E rindo-se, acrescentou: “depois os alunos é que mandavam nos professores e era isso que eu achava estranho”.
“Se não queriam aulas, não tinham aulas. Se não queriam aquele professor, não tinham aquele professor. E achávamos piada áquilo”, continuou.
“Ficámos fechados no quartel, não se podia sair. E tinham lá a televisão ligada e só se ouviam marchas militares, mas não havia uma explicação qualquer”, explicou. “Só quando transmitiram o primeiro comunicado é que ficámos a saber. Mas ficámos todo o dia ali fechados”.

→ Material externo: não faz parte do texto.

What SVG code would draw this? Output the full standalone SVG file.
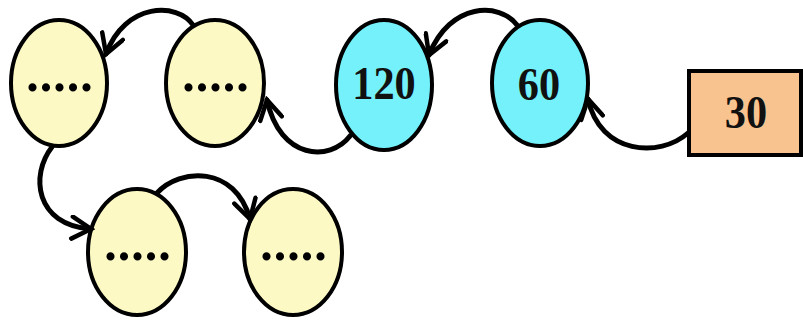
<svg xmlns="http://www.w3.org/2000/svg" width="803" height="321" viewBox="0 0 803 321">
<style>
.y{fill:#FCF9C4;stroke:#000;stroke-width:4}
.c{fill:#74F1FA;stroke:#000;stroke-width:4}
.r{fill:#F9C38F;stroke:#000;stroke-width:4}
.dots{font-family:"Liberation Serif",serif;font-weight:bold;font-size:50px;letter-spacing:1px;text-anchor:middle;fill:#000}
.num{font-family:"Liberation Serif",serif;font-weight:bold;font-size:46px;text-anchor:middle;fill:#111}
.e{fill:none;stroke:#000;stroke-width:5;stroke-linecap:round;marker-end:url(#ah)}
</style>
<defs>
<marker id="ah" markerUnits="userSpaceOnUse" viewBox="0 0 26 26" markerWidth="26" markerHeight="26" refX="22" refY="13" orient="auto">
<path d="M3,2 L22,13 L3,24" fill="none" stroke="#000" stroke-width="4.5" stroke-linejoin="miter" stroke-linecap="round"/>
</marker>
</defs>
<g id="n1"><ellipse class="y" cx="59" cy="83" rx="48" ry="63"/><text class="dots" x="60" y="91">.....</text></g>
<g id="n2"><ellipse class="y" cx="215" cy="83" rx="49" ry="63"/><text class="dots" x="216" y="91">.....</text></g>
<g id="n120"><ellipse class="c" cx="384" cy="85" rx="48" ry="65"/><text class="num" x="384" y="99" transform="translate(384 0) scale(0.92 1) translate(-384 0)">120</text></g>
<g id="n60"><ellipse class="c" cx="540" cy="83" rx="48" ry="63"/><text class="num" x="539" y="100" transform="translate(539 0) scale(0.92 1) translate(-539 0)">60</text></g>
<g id="n30"><rect class="r" x="689" y="71" width="112" height="84"/><text class="num" x="746" y="128" transform="translate(746 0) scale(0.92 1) translate(-746 0)">30</text></g>
<g id="n3"><ellipse class="y" cx="137" cy="252" rx="49" ry="63"/><text class="dots" x="138" y="260">.....</text></g>
<g id="n4"><ellipse class="y" cx="293" cy="252" rx="49" ry="63"/><text class="dots" x="294" y="260">.....</text></g>
<g id="connectors">
<path class="e" d="M193,25 C178,2 125,2 106,54"/>
<path class="e" d="M350,136 C330,162 280,160 267,100"/>
<path class="e" d="M517,25 C500,2 450,2 429,55"/>
<path class="e" d="M688,133 C660,158 600,155 588,99"/>
<path class="e" d="M52,147 C30,175 35,225 91,229"/>
<path class="e" d="M157,193 C180,168 235,165 250,219"/>
</g>
</svg>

Em Lisboa os militares marcavam passo, mas para os tropas destacados em Elvas “era impensável sair” porque estavam “de prevenção” até serem chamados “para um serviço oficial”.
Começaram por ouvir que havia “uma marcha por Lisboa”, mas para seu lamento o “comandante era de gancho” e não deixava os milicianos “ouvir as notícias”. António e os restantes soldados não sabiam “o que pensar” sobre o “pouco que sabiam”.
Havia, contudo, um motivo para a prevenção: “o Forte de Elvas era uma prisão militar [e política], onde estava inclusivamente Saldanha Sanches”.
Os dois jovens naturais de Gandra tiveram consciência dos acontecimentos e dos tempos de mudança já mais perto do 1 de Maio. António admite até que pouco mudou na freguesia depois do 25 de Abril e que as mudanças eram lentas a chegar.
“Os pais continuavam a fazer o que a Igreja mandava. O padre mandava. Tudo continuava praticamente igual”, comentou.
E a irmã acrescentou que, mesmo passando a haver eleições democráticas, ainda “era o padre que dizia em quem se devia votar”.
“O padre dizia-nos: ‘não votem nos comunistas’”, sublinhou Maria.